Even though the neighborhood knows how important the stormwater project is, Tankersley said he knew it would be an unpopular course of action. A sign hanging from the tree that reads "Save Our Tree" is evidence of that.
Ward 3 Councilman Patrick Roff attended the meeting Thursday to speak up for saving the tree.
"In my opinion, the tree has been there longer than the city has," said Roff. "I thought this project could happen without condemning the tree, and I'm happy to see that everything will be done to save it."
Tankersley said the effort to save the tree could delay the stormwater drain project by as much as two months.
"After hearing from the experts that they are cautiously optimistic the tree can be saved, we will proceed with caution," he said. "Our approach will be to carefully excavate and inventory the roots we will have to cut through. At that time, we'll bring the arborist experts in and they will make the determination if it will be too overwhelming for the tree or if it can survive.
"Hopefully, the goal will be to take care of the flooding and save the tree, but if unfortunately we lose the tree, we tried our best at that point."

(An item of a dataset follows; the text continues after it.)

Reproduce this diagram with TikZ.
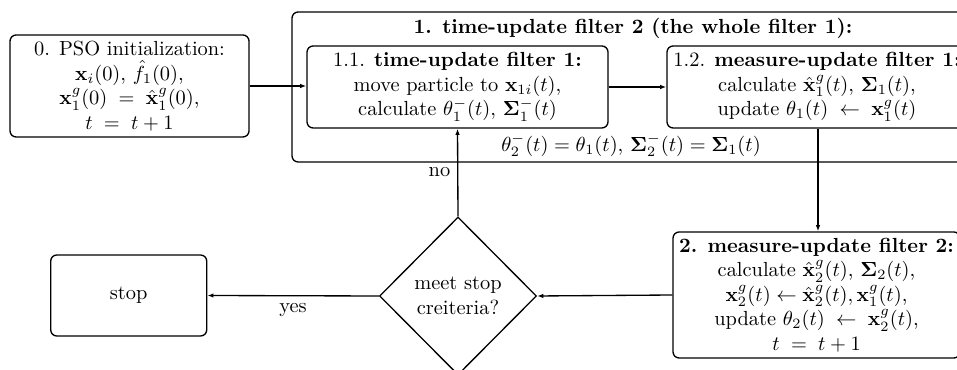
\documentclass[tikz,border=0pt]{standalone}
\usepackage{amsmath,amssymb,bm}
\usetikzlibrary{shapes.geometric,arrows.meta}
\begin{document}
\begin{tikzpicture}[x=0.49pt,y=-0.49pt,
  sz/.style 2 args={minimum width=#1*0.49pt,minimum height=#2*0.49pt},
  box/.style={draw,line width=0.65pt,rounded corners=3pt,align=center,inner sep=1pt},
  decision/.style={draw,line width=0.65pt,diamond,align=center,inner sep=0pt,sz={157}{158}},
  conn/.style={line width=0.65pt,-{Latex[length=3pt,width=2.2pt]}}]
\clip (0,0) rectangle (957,370);
\node[box,sz={239}{102}] (init) at (129.5,86)
  {0. PSO initialization:\\
   $\mathbf{x}_i(0)$, $\hat{f}_1(0)$,\\
   $\mathbf{x}_1^g(0)\;=\;\hat{\mathbf{x}}_1^g(0)$,\\
   $t\;=\;t+1$};
\node[box,sz={682}{150}] (outer) at (633,87) {};
\node[anchor=center] (title) at (633,28) {\textbf{1. time-update filter 2 (the whole filter 1):}};
\node[box,sz={301}{82}] (tu1) at (457.5,87)
  {1.1. \textbf{time-update filter 1:}\\
   move particle to $\mathbf{x}_{1i}(t)$,\\
   calculate $\theta_1^-(t)$, $\bm{\Sigma}_1^-(t)$};
\node[box,sz={300}{82}] (mu1) at (817,87)
  {1.2. \textbf{measure-update filter 1:}\\
   calculate $\hat{\mathbf{x}}_1^g(t)$, $\bm{\Sigma}_1(t)$,\\
   update $\theta_1(t)\;\leftarrow\;\mathbf{x}_1^g(t)$};
\node (copy) at (631,145) {$\theta_2^-(t)=\theta_1(t)$, $\bm{\Sigma}_2^-(t)=\bm{\Sigma}_1(t)$};
\node[box,sz={287}{126}] (mu2) at (816.5,295)
  {\textbf{2. measure-update filter 2:}\\
   calculate $\hat{\mathbf{x}}_2^g(t)$, $\bm{\Sigma}_2(t)$,\\
   $\mathbf{x}_2^g(t)\leftarrow\hat{\mathbf{x}}_2^g(t),\mathbf{x}_1^g(t)$,\\
   update $\theta_2(t)\;\leftarrow\;\mathbf{x}_2^g(t)$,\\
   $t\;=\;t+1$};
\node[decision] (meet) at (458,296) {meet stop\\creiteria?};
\node[box,sz={156}{81}] (stop) at (128.7,295.5) {stop};
\draw[conn] (init.east) -- (init.east -| tu1.west);
\draw[conn] (tu1.east) -- (mu1.west);
\draw[conn] (mu1.south -| 818,0) -- (mu2.north -| 818,0);
\draw[conn] (mu2.west) -- (meet.east);
\draw[conn] (meet.west) -- node[below] {yes} (stop.east);
\draw[conn] (meet.north) -- node[left] {no} (tu1.south);
\end{tikzpicture}
\end{document}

The key is to trim the canopy back in comparison to the percentage of root system that will be disrupted.
"My understanding is that will give the tree the best chance to survive," Tankersley said.
The city began taking bids for the stormwater project on Friday. The plan was to move into construction no later than August and be completed no later than November.
"But now we are stepping back and being more cautious with the tree, so that may slow the project down by a month or two," said Tankersley. "We will do everything we can to accomplish both goals and will rely heavily on the tree board experts. With the board's decision and explanation, I think we have a good chance to save the tree."